Our bridge solution that we are kicking around at the moment is a bit different from the rest of DeFi since we don’t run solely on Ethereum. Currently the idea is we will use BTC multisig scripting along with the Event Queue system that we use for the Ethereum bridges. This means that we will be referencing Bitcoins network directly, rather than through some wrapped token (which is just centralization with more steps). We will be leaning on BTC’s stack-based scripting language to create/manage multisig wallets. BTC’s multisig wallets function very similar to the solution we have developed for user-submitted aggregated signatures, the difference being that the transaction fees in BTC are paid out of the wallet itself, rather than a separate “gas” parameter on the transaction, so this should be very little work on the Vega node side to implement.

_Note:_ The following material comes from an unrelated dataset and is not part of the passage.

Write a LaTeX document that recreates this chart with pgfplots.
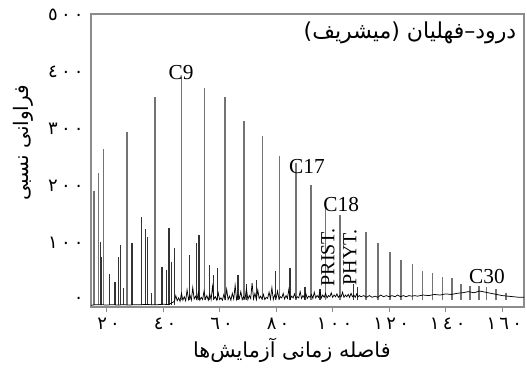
\documentclass[border=0pt]{standalone}
\usepackage{fontspec}
\usepackage{pgfplots}
\pgfplotsset{compat=1.18}
\setmainfont{Liberation Serif}
\newfontfamily\arabicfont[Script=Arabic]{DejaVu Sans}
\newfontfamily\digitfont[Script=Arabic, LetterSpace=18]{DejaVu Sans}
\TeXXeTstate=1
\begin{document}
\begin{tikzpicture}
\begin{axis}[
  at={(0,0)}, anchor=south west,
  scale only axis, width=324.75pt, height=219.75pt,
  xmin=14.5, xmax=167.7, ymin=-12, ymax=502,
  axis line style={draw=black!45, line width=1.1pt},
  unbounded coords=jump,
  clip=true,
  xtick={20,40,60,80,100,120,140,160},
  xticklabels={٢٠,٤٠,٦٠,٨٠,١٠٠,١٢٠,١٤٠,١٦٠},
  ytick={0,100,200,300,400,500},
  yticklabels={٠,١٠٠,٢٠٠,٣٠٠,٤٠٠,٥٠٠},
  tick label style={font=\fontsize{13.5}{13.5}\digitfont},
  xtick pos=bottom, ytick pos=left,
  xtick align=outside,
  x tick style={draw=black!45, line width=0.6pt},
  major tick length=4pt,
  y tick style={draw=none},
  yticklabel style={xshift=-2pt},
  xticklabel style={yshift=-1pt, xshift=1.5pt},
  xlabel={\arabicfont\beginR فاصله زمانی آزمایش‌ها\endR},
  xlabel style={font=\fontsize{15.5}{15.5}\selectfont, at={(axis description cs:0.464,-0.147)}, anchor=center},
  ylabel={\arabicfont\beginR فراوانی نسبی\endR},
  ylabel style={font=\fontsize{15}{15}\selectfont, at={(axis description cs:-0.157,0.56)}, anchor=center},
]
% main n-alkane peaks
\addplot[draw=black!55, line width=1.1pt] coordinates {
(15.6,-8) (15.6,191) (15.6,nan)
(17.2,-8) (17.2,223) (17.2,nan)
(19.0,-8) (19.0,266) (19.0,nan)
(27.2,-8) (27.2,295) (27.2,nan)
(37.1,-8) (37.1,357) (37.1,nan)
(46.5,0) (46.5,392) (46.5,nan)
(54.6,0) (54.6,373) (54.6,nan)
(61.9,0) (61.9,357) (61.9,nan)
(68.7,0) (68.7,314) (68.7,nan)
(75.1,0) (75.1,288) (75.1,nan)
(81.1,0) (81.1,253) (81.1,nan)
(87.0,0) (87.0,240) (87.0,nan)
(92.3,0) (92.3,202) (92.3,nan)
(97.5,0) (97.5,167) (97.5,nan)
(102.6,0) (102.6,149) (102.6,nan)
(111.8,0) (111.8,119) (111.8,nan)
(116.0,0) (116.0,100) (116.0,nan)
(120.3,0) (120.3,84) (120.3,nan)
(124.2,0) (124.2,70) (124.2,nan)
(128.2,0) (128.2,63) (128.2,nan)
(131.8,0) (131.8,51) (131.8,nan)
(135.4,0) (135.4,48) (135.4,nan)
(138.9,0) (138.9,40) (138.9,nan)
(142.2,0) (142.2,39) (142.2,nan)
(145.4,0) (145.4,28) (145.4,nan)
(148.6,0) (148.6,25) (148.6,nan)
(151.8,0) (151.8,25) (151.8,nan)
(154.5,0) (154.5,23) (154.5,nan)
(157.8,0) (157.8,19) (157.8,nan)
(161.3,0) (161.3,12) (161.3,nan)
};
% smaller peaks
\addplot[draw=black!80, line width=0.85pt] coordinates {
(17.9,-8) (17.9,102) (17.9,nan)
(18.3,-8) (18.3,76) (18.3,nan)
(20.9,-8) (20.9,46) (20.9,nan)
(23.0,-8) (23.0,32) (23.0,nan)
(24.1,-8) (24.1,76) (24.1,nan)
(25.0,-8) (25.0,96) (25.0,nan)
(25.9,-8) (25.9,21) (25.9,nan)
(29.0,-8) (29.0,100) (29.0,nan)
(32.4,-8) (32.4,146) (32.4,nan)
(33.9,-8) (33.9,125) (33.9,nan)
(34.6,-8) (34.6,111) (34.6,nan)
(36.0,-8) (36.0,12) (36.0,nan)
(39.6,-8) (39.6,58) (39.6,nan)
(41.3,-8) (41.3,53) (41.3,nan)
(42.1,-8) (42.1,127) (42.1,nan)
(43.1,-8) (43.1,67) (43.1,nan)
(43.9,-8) (43.9,91) (43.9,nan)
(49.2,0) (49.2,79) (49.2,nan)
(51.7,0) (51.7,101) (51.7,nan)
(52.7,0) (52.7,114) (52.7,nan)
(56.4,0) (56.4,61) (56.4,nan)
(57.7,0) (57.7,44) (57.7,nan)
(59.2,0) (59.2,56) (59.2,nan)
(66.5,0) (66.5,44) (66.5,nan)
(69.6,0) (69.6,29) (69.6,nan)
(73.1,0) (73.1,35) (73.1,nan)
(79.8,0) (79.8,52) (79.8,nan)
(84.9,0) (84.9,56) (84.9,nan)
(90.2,0) (90.2,23) (90.2,nan)
(95.5,0) (95.5,20) (95.5,nan)
(107.5,0) (107.5,29) (107.5,nan)
(108.7,0) (108.7,23) (108.7,nan)
};
% baseline trace
\addplot[draw=black, line width=0.55pt] coordinates {
(14.5,-9) (16,-8) (18,-8) (20,-8.5) (22,-8) (24,-8.5) (26,-8) (28,-8.5) (30,-8) (32,-8) (34,-7.5) (36,-8) (38,-8) (40,-7) (42,-8) (43,-5)
(44,-2) (44.5,8) (45,-1) (45.5,4) (46,-2) (46.5,12) (47,0) (47.5,6) (48,-1) (48.5,18) (49,1) (49.5,9) (50,0) (50.5,22) (51,2) (51.5,7) (52,1) (52.5,14) (53,0) (53.5,5) (54,1) (54.5,16) (55,2) (55.5,8) (56,0) (56.5,11) (57,1) (57.5,24) (58,2) (58.5,6) (59,0) (59.5,13) (60,1) (60.5,4) (61,0) (61.5,10) (62,2) (62.5,19) (63,1) (63.5,7) (64,0) (64.5,12) (65,2) (65.5,26) (66,1) (66.5,9) (67,3) (67.5,15) (68,1) (68.5,6) (69,2) (69.5,20) (70,1) (70.5,8) (71,3) (71.5,30) (72,2) (72.5,12) (73,1) (73.5,18) (74,3) (74.5,7) (75,2) (75.5,10) (76,1) (76.5,5) (77,3) (77.5,14) (78,2) (78.5,22) (79,1) (79.5,9) (80,3) (80.5,16) (81,2) (81.5,6) (82,4) (82.5,12) (83,2) (83.5,8) (84,3) (84.5,19) (85,2) (85.5,7) (86,4) (86.5,11) (87,3) (87.5,6) (88,4) (88.5,15) (89,3) (89.5,8) (90,4) (90.5,12) (91,3) (91.5,7) (92,5) (92.5,10) (93,3) (93.5,14) (94,4) (94.5,8) (95,5) (95.5,16) (96,4) (96.5,9) (97,5) (97.5,12) (98,4) (98.5,8) (99,6) (99.5,13) (100,5) (100.5,9) (101,6) (101.5,11) (102,5) (102.5,8) (103,6) (103.5,14) (104,5) (104.5,9) (105,6) (105.5,10) (106,5) (106.5,12) (107,6) (107.5,9) (108,5) (108.5,11) (109,6) (109.5,8) (110,6)
(111,8) (112,5) (113,8) (114,5) (115,7) (116,5) (117,9) (118,6) (119,8) (120,6) (121,8) (122,6) (123,9) (124,6) (125,8) (126,6) (127,8) (128,7) (129,8) (130,7) (132,9) (134,8) (136,10) (138,9) (140,11) (142,10) (144,12) (146,13) (148,15) (150,13) (152,16) (154,14) (156,12) (158,10) (160,8) (162,7) (164,6) (166,5) (167.7,5)
};
\node[font=\fontsize{16}{16}\selectfont] at (axis cs:46.4,400) {C9};
\node[font=\fontsize{16}{16}\selectfont] at (axis cs:90.9,235) {C17};
\node[font=\fontsize{16}{16}\selectfont] at (axis cs:103,167) {C18};
\node[font=\fontsize{16}{16}\selectfont] at (axis cs:154.6,42) {C30};
\node[font=\fontsize{15}{15}\selectfont, rotate=90] at (axis cs:98.3,75) {PRIST.};
\node[font=\fontsize{15}{15}\selectfont, rotate=90] at (axis cs:106.1,75) {PHYT.};
\node[font=\fontsize{16.5}{16.5}\arabicfont, anchor=east] at (axis description cs:0.993,0.935) {\beginR درود–فهلیان (میشریف)\endR};
\end{axis}
\pgfresetboundingbox
\path[use as bounding box] (-68.25pt,-53.25pt) rectangle (327pt,230.25pt);
\end{tikzpicture}
\end{document}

So far, everything is coming along smoothly, but we’re still working on a solution for adding and removing Vega validator nodes, and how this will necessitate a migration of bridge funds. We’ve got some ideas, but there’s quite a bit of research to do before we can start testing those ideas. I am confident that there’s a path here without relying on some centralized token wrapping mechanism, and that this will set us apart from most of the bridge solutions currently in development in the DeFi space.
Isn’t the approach Ren takes interesting though, where you can decentralize the custody of assets using a threshold ECDSA signature scheme, so key management can be done by a decentralized network of nodes instead of some centralized custodian like BitGo for WBTC. That method generalizes to all ECDSA blockchains, which is most of them, so you could in a rapid fashion unlock many different assets for Vega that come from many different blockchains like Ethereum, Cosmos, Polkadot etc., and, of course, Bitcoin.
Hi @maximilian, welcome to the forums!
I think Ren’s approach is pretty interesting. @danny can elaborate further, but in fact, in some ways it’s not unlike the method the Vega blockchain uses to take custody of assets such as Ether, ERC20s, BTC, etc.
Because we’ve built the framework into Vega though, there’s one less chain and consequently less risk to do this directly on Vega than going via another chain. It also gives us faster finality for deposits and much more flexibility for deeper integrations with the Vega protocol, like to manage a position on Vega directly from the Bitcoin or Ethereum blockchain.
Thanks! I’ve been following Vega from a distance, I think having a bespoke trading platform can solve many of the issues we have with trading on Ethereum today like front-running, scalability issues etc., so very interested in your work!
Cool that you are building it right into Vega, the MPC protocol that Ren developed is built for a Tendermint-based consensus, and since you seem to have a Tendermint core blockchain if I’m not mistaken, you might have use of some of that work maybe? https://github.com/renproject/rzl-mpc-specification/blob/master/z0_spec.pdf
Good question, thanks for asking it. The first thing we looked at for key generation and management was threshold signature scheme (TSS). This looked promising and, as you pointed out, would work with all ECDSA blockchains. As we got further into researching TSS, @klaus pointed out that since it’s A) expensive to setup and B) requires multiple back and forth interactions per each step, that it would only take one bad actor to drop out of the process to force the entire cycle to start again. Since TSS is a 1 on 1 interaction, you can’t prove which party dropped out, so you cannot penalize the guilty party with certainty. All of this makes for a potentially cheap denial of service attack.
The solution we are using for ETH/ERC20 until we can come up with (or find) a TSS that isn’t interactive, is aggregating validator signatures. We ask validators to sign a withdrawal order and send us that signature. The user then takes an above-threshold number of those signatures and concatenates them together before submitting the signature bundle to the bridge smart contract, which verifies the signatures, then pays out.
For bitcoin we’re currently looking at a solution that uses Bitcoin scripts and multisig wallets to manage the deposited BTC in a decentralized way. It’s as close as possible to the ETH version, including the aggregated signatures, only using the not turing complete, stack-based op codes that BTC uses. These limitations of BTC make for some interesting problems that I’m sure I’ll write in a blog post once it’s fully solved.
Eventually I would hope that we find an appropriate TSS, but for now we are not letting that stop us.
Thanks for that paper, I’ll read through it and pass it around.
Also, welcome to the community!